Succession planning is a bit like a lonely-hearts ad. I estimate that I’ve been involved in about fifteen buy/sell/merge/retire deals with agency principals annually over some 25 years. Most of these deals are powered by the agency owners’ desires to protect their investments and ensure they can cash out at the proper time. Conversations usually begin with an owner’s desire to sell the agency to someone, either to a holding company, a roll-up consolidator, or even to an agency down the street.
“Sure,” I say, “anything is possible. But a sell-out, work-out or pure merger with another agency is not likely. There are just too many agency culture issues that have to be resolved when you do this. Most often, the agency falls apart during the merger process, with employees and accounts hightailing it to places unknown.”
On the other hand, there are a number of success stories involving agencies sold to employees who knew the owner had done well, and looked for a chance to build their wealth in the future. These employee deals are probably the most common way for first generation owners/founders to retire, but they are also fraught with dangers unless handled correctly.
Following are some things you should understand as you plan to sell your agency to employees.
Make sure you have one or more employees to sell it to. It sounds obvious, but not every employee is a candidate to become an owner. Furthermore, not every employee who appears able to become an owner has that certain je ne sais quoi. There is a personality profile befitting a small business owner that transcends individual agency skills. A great designer or creative director may not be able to become a great agency owner. The same thing applies to account executives. Someone who provides the best service around may not be able to understand or take the pressure of ownership.
I’ve found the best-suited profile is:
- An ENTJ personality test type* (Extroverted, Intuitive, Thinking and Judging)
- History/experience in a family business so they understand the rigors
- Paid for part or all of their education by working a “real” job during the summer.
- Not afraid of debt
- A basic understanding of financial statements
You need about 3-5 years to find an owner candidate and make sure they are ready to take over the agency, so it’s important to start looking if you don’t have a candidate already on staff. Read more in This Way Out.
As a trial, give the candidate some euphemistic equity.

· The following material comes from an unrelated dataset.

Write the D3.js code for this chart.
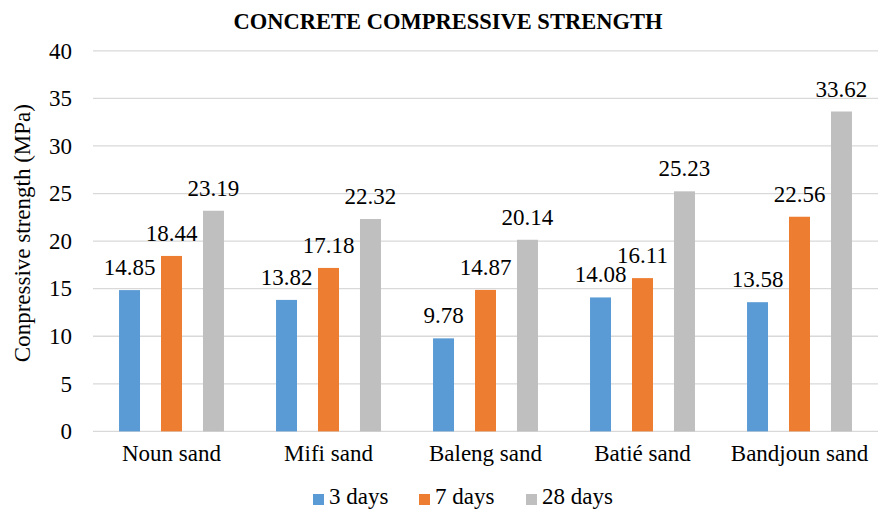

Call the person “partner”; appoint the individual to a management committee; and provide some sort of profit sharing while you still own the stock.
Find a way for the candidate to buy the agency from you over time. In other words, you will have to finance the purchase. I’ve only done one deal in ten years where the employee brought a check to the settlement table. If you aren’t comfortable with selling over time, then you cannot sell your agency to employees. The best way to do this is to set the value of the agency as the buy-out clock starts ticking. Your selling price is the value at that point. Set a generous percentage of ongoing agency growth as bonus payments, allowing the candidate to buy you out. Yes, of course you are being bought with your own money, but that’s what it takes to sell the agency.
Always make them pay something up front when they buy shares. It’s my philosophy that future owners should have skin in the game.